Своеобразным подтверждением этого и как веление самого времени в творчестве писателей Ирана последних лет все настойчивее звучит мотив духовного распрямления личности, действенного сопротивления человека гнетущим его силам. В сборнике эта тема пронизывает символику рассказа Надера Эбрахими «12+1», определяет смысл аллегории Самада Бехранги об отважной черной рыбке, которая не захотела лениво и бесцельно слоняться в маленьком ручье и, чтобы в старости не жалеть о напрасно прожитой жизни, поплыла к далекому огромному морю; этот же мотив вливается в плоть содержания новеллы Ахмада Махмуда «Чужие». В идейно-тематическом плане, да и в социально-психологической характеристике персонажей эта новелла как бы логически продолжает уже упоминавшийся рассказ писателя «Наш городок». Если в «Нашем городке» герои безропотно принимали обрушивающиеся на них беды и скорее мечтали о протесте, чем протестовали, то в новелле «Чужие» создан образ борца, защитника интересов слабых и голодных. Ведь «чужие», против которых выступил Немат, для тружеников юга Ирана, где долгое время особенно бесцеремонно хозяйничали англичане, а затем американцы, были конкретным социальным злом, непосредственными виновниками их страданий. Неравный поединок закончился гибелью Немата и его соратников. Рассказ завершается многозначащей сценой прощания рабочих и жителей окрестных селений со своим героем. В угрюмом молчании людей, наблюдающих надругательство палачей над мертвым телом Немата, чувствуется не только скорбь, но и гнев, сулящий «чужим» возмездие.

«Чужие» — единственный в сборнике рассказ, в какой-то мере касающийся жизни иранского крестьянства. Остальные рассказы в основном рисуют более знакомую авторам жизнь различных слоев городского населения.

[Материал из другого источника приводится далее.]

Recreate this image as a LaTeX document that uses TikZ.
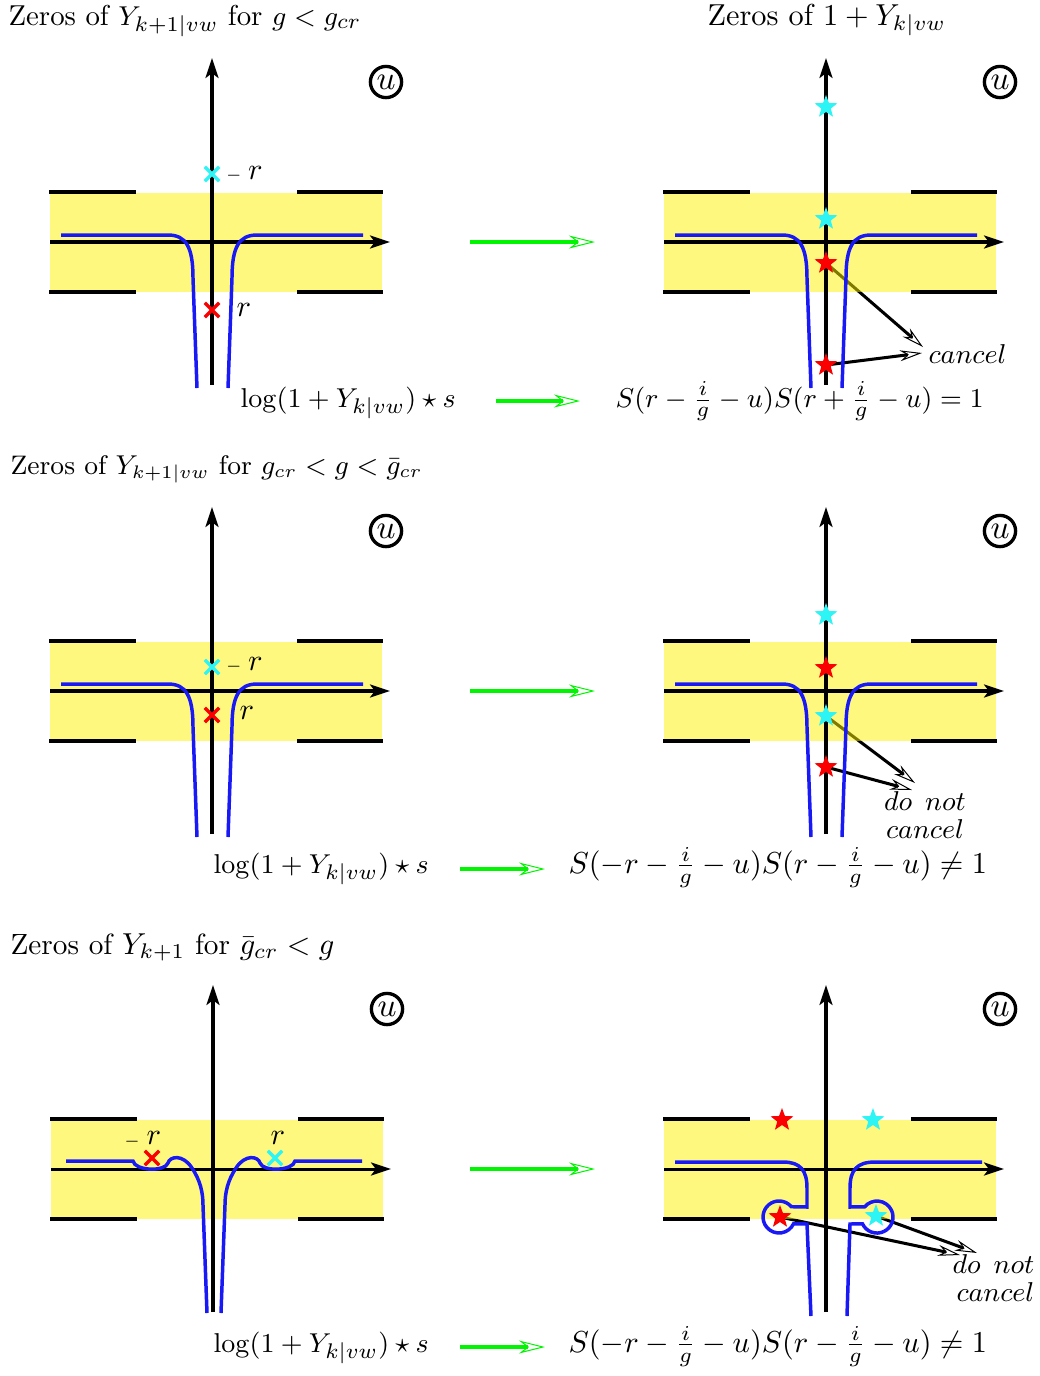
\documentclass[tikz,border=0pt]{standalone}
\usetikzlibrary{arrows.meta,shapes.geometric,shapes.misc}
\pgfdeclarelayer{ptr}
\pgfdeclarelayer{band}
\pgfsetlayers{ptr,band,main}
\definecolor{cblue}{RGB}{25,25,245}
\definecolor{ccyan}{RGB}{45,245,245}
\definecolor{cred}{RGB}{250,0,0}
\definecolor{cgreen}{RGB}{0,245,0}
\tikzset{
  txt/.style={inner sep=0pt},
  fs/.style={font=\fontsize{#1}{#1}\selectfont},
  axis/.style={line width=1pt, -{Stealth[length=6.6pt,width=4.3pt,inset=1.6pt]}},
  bar/.style={line width=1.32pt},
  bandfill/.style={fill=yellow, fill opacity=0.5},
  curve/.style={draw=cblue, line width=1.15pt},
  xmark/.style={cross out, draw=#1, line width=1.15pt, minimum size=3.6pt, inner sep=0pt},
  starmark/.style={star, star points=5, star point ratio=2.4, fill=#1, minimum size=7.9pt, inner sep=0pt},
  garrow/.style={draw=cgreen, line width=1.5pt, -{Stealth[open, length=8.6pt, width=4.3pt, line width=0.33pt]}},
  ptrarrow/.style={line width=1pt, -{Stealth[open, length=7.3pt, width=3.6pt, line width=0.33pt]}},
  cu/.style={circle, draw, line width=1.1pt, minimum size=10.3pt, inner sep=0pt, font=\fontsize{11}{11}\selectfont}
}
\newcommand{\panelframe}[3]{%
  \begin{scope}[shift={(#1,#2)}]
    \begin{pgfonlayer}{band}
      \fill[bandfill] (50,193) rectangle (382,292);
    \end{pgfonlayer}
    \draw[bar] (49,192) -- (136,192) (297,192) -- (383,192) (49,292) -- (136,292) (297,292) -- (383,292);
    \draw[axis] (50,242) -- (390,242);
    \draw[axis] (212,385) -- (212,58);
    \node[cu] (#3u) at (386,82) {$u$};
  \end{scope}}
\newcommand{\stdcurve}[2]{%
  \begin{scope}[shift={(#1,#2)}]
    \draw[curve] (61,235) -- (168,235) .. controls (186,235) and (193,247) .. (193,278) -- (197,388);
    \draw[curve] (228,388) -- (232,278) .. controls (232,247) and (239,235) .. (257,235) -- (363,235);
  \end{scope}}
\begin{document}
\begin{tikzpicture}[x=0.33pt,y=-0.33pt]
\useasboundingbox (0,0) rectangle (1040,1376);

% headers
\node[txt, fs=9.5, anchor=base west] (h1) at (8,25) {Zeros of $Y_{k+1|vw}$ for $g<g_{cr}$};
\node[txt, anchor=base west] (h2) at (707,25) {Zeros of $1+Y_{k|vw}$};
\node[txt, fs=8.85, anchor=base west] (h3) at (10,474) {Zeros of $Y_{k+1|vw}$ for $g_{cr}<g<\bar{g}_{cr}$};
\node[txt, fs=9.65, anchor=base west] (h4) at (10,954) {Zeros of $Y_{k+1}$ for $\bar{g}_{cr}<g$};

% ---------- panel 1 ----------
\panelframe{0}{0}{pa}
\stdcurve{0}{0}
\node[xmark=ccyan] (pax1) at (212,174) {};
\node[xmark=cred] (pax2) at (212,310) {};
\node[txt, anchor=west] (pal1) at (225,174) {$\scriptscriptstyle-$\hspace{2pt}$r$};
\node[txt] (pal2) at (244,310) {$r$};

% ---------- panel 2 ----------
\panelframe{614}{0}{pb}
\stdcurve{614}{0}
\node[starmark=ccyan] (pbs1) at (826,107) {};
\node[starmark=ccyan] (pbs2) at (826,219) {};
\node[starmark=cred] (pbs3) at (826,263) {};
\node[starmark=cred] (pbs4) at (826,365) {};
\node[txt, fs=8.8, anchor=west] (pbc) at (928,354) {$cancel$};
\coordinate (pbe1) at (923,347);
\coordinate (pbe2) at (922,353);
\begin{pgfonlayer}{ptr}
  \draw[ptrarrow] (pbs3.center) -- (pbe1);
  \draw[ptrarrow] (pbs4.center) -- (pbe2);
\end{pgfonlayer}

% row 1 arrows and formulas
\coordinate (g1s) at (470,242); \coordinate (g1e) at (595,242);
\draw[garrow] (g1s) -- (g1e);
\node[txt, fs=9.5, anchor=base west] (fa1) at (240,407) {$\log(1+Y_{k|vw})\star s$};
\node[txt, fs=9.35, anchor=base west] (fb1) at (615,407) {$S(r-\frac{i}{g}-u)S(r+\frac{i}{g}-u)=1$};
\coordinate (g2s) at (496,401); \coordinate (g2e) at (580,401);
\draw[garrow] (g2s) -- (g2e);

% ---------- panel 3 ----------
\panelframe{0}{449}{pc}
\stdcurve{0}{449}
\node[xmark=ccyan] (pcx1) at (212,667) {};
\node[xmark=cred] (pcx2) at (212,715) {};
\node[txt, anchor=west] (pcl1) at (225,665) {$\scriptscriptstyle-$\hspace{2pt}$r$};
\node[txt] (pcl2) at (247,713) {$r$};

% ---------- panel 4 ----------
\panelframe{614}{449}{pd}
\stdcurve{614}{449}
\node[starmark=ccyan] (pds1) at (826,615) {};
\node[starmark=cred] (pds2) at (826,668) {};
\node[starmark=ccyan] (pds3) at (826,716) {};
\node[starmark=cred] (pds4) at (826,767) {};
\node[txt, fs=8.8, align=center] (pdc) at (925,815) {$do$\hspace{4.3pt}$not$\\[0.6pt]$cancel$};
\coordinate (pde1) at (915,783);
\coordinate (pde2) at (912,790);
\begin{pgfonlayer}{ptr}
  \draw[ptrarrow] (pds3.center) -- (pde1);
  \draw[ptrarrow] (pds4.center) -- (pde2);
\end{pgfonlayer}

\coordinate (g3s) at (470,691); \coordinate (g3e) at (595,691);
\draw[garrow] (g3s) -- (g3e);
\node[txt, fs=9.5, anchor=base west] (fa2) at (213,873) {$\log(1+Y_{k|vw})\star s$};
\node[txt, anchor=base west] (fb2) at (568,873) {$S(-r-\frac{i}{g}-u)S(r-\frac{i}{g}-u)\neq 1$};
\coordinate (g4s) at (460,869); \coordinate (g4e) at (545,869);
\draw[garrow] (g4s) -- (g4e);

% ---------- panel 5 ----------
\panelframe{1}{927}{pe}
\draw[curve] (66,1161) -- (133,1161) .. controls (135,1171) and (165,1172) .. (168,1163)
  .. controls (170,1156) and (183,1154) .. (192,1168) .. controls (200,1180) and (203,1192) .. (203,1205) -- (207,1313);
\draw[curve] (221,1313) -- (225,1205) .. controls (225,1192) and (228,1180) .. (236,1168)
  .. controls (245,1154) and (258,1156) .. (260,1163) .. controls (263,1172) and (293,1171) .. (295,1161) -- (362,1161);
\node[xmark=cred] (pex1) at (152,1158) {};
\node[xmark=ccyan] (pex2) at (275,1158) {};
\node[txt] (pem) at (132,1142) {$\scriptscriptstyle-$};
\node[txt] (pel1) at (154,1138) {$r$};
\node[txt] (pel2) at (278,1138) {$r$};

% ---------- panel 6 ----------
\panelframe{614}{927}{pf}
\draw[curve] (675,1162) -- (783,1162) .. controls (800,1162) and (807,1170) .. (807,1188) -- (807,1207)
  -- (791.3,1206.7) arc[start angle=40, end angle=335, radius=5.28pt] -- (807,1224) -- (811,1316);
\draw[curve] (847,1316) -- (850,1224) -- (862.5,1223.8) arc[start angle=205, end angle=500, radius=5.28pt]
  -- (850,1207) -- (850,1188) .. controls (850,1170) and (857,1162) .. (875,1162) -- (982,1162);
\node[starmark=cred] (pfs1) at (782,1120) {};
\node[starmark=ccyan] (pfs2) at (873,1120) {};
\node[starmark=cred] (pfs3) at (780,1217) {};
\node[starmark=ccyan] (pfs4) at (876,1216) {};
\node[txt, fs=8.8, align=right, anchor=east] (pfc) at (1035,1278) {$do$\hspace{4.3pt}$not$\\[0.6pt]$cancel$};
\coordinate (pfe1) at (960,1255);
\coordinate (pfe2) at (977,1253);
\begin{pgfonlayer}{ptr}
  \draw[ptrarrow] (pfs3.center) -- (pfe1);
  \draw[ptrarrow] (pfs4.center) -- (pfe2);
\end{pgfonlayer}

\coordinate (g5s) at (470,1169); \coordinate (g5e) at (595,1169);
\draw[garrow] (g5s) -- (g5e);
\node[txt, fs=9.5, anchor=base west] (fa3) at (213,1352) {$\log(1+Y_{k|vw})\star s$};
\node[txt, anchor=base west] (fb3) at (568,1352) {$S(-r-\frac{i}{g}-u)S(r-\frac{i}{g}-u)\neq 1$};
\coordinate (g6s) at (460,1347); \coordinate (g6e) at (545,1347);
\draw[garrow] (g6s) -- (g6e);
\end{tikzpicture}
\end{document}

Но даже при такой ограниченности материала очевидно намерение писателей как можно полнее охватить явления действительности, глубоко проанализировать разнообразные и сложные проблемы, как традиционные для литературы Ирана, так и выдвинутые современными условиями. Все это заметно расширяет творческие возможности иранской новеллистики, обогащает ее новыми художественными открытиями.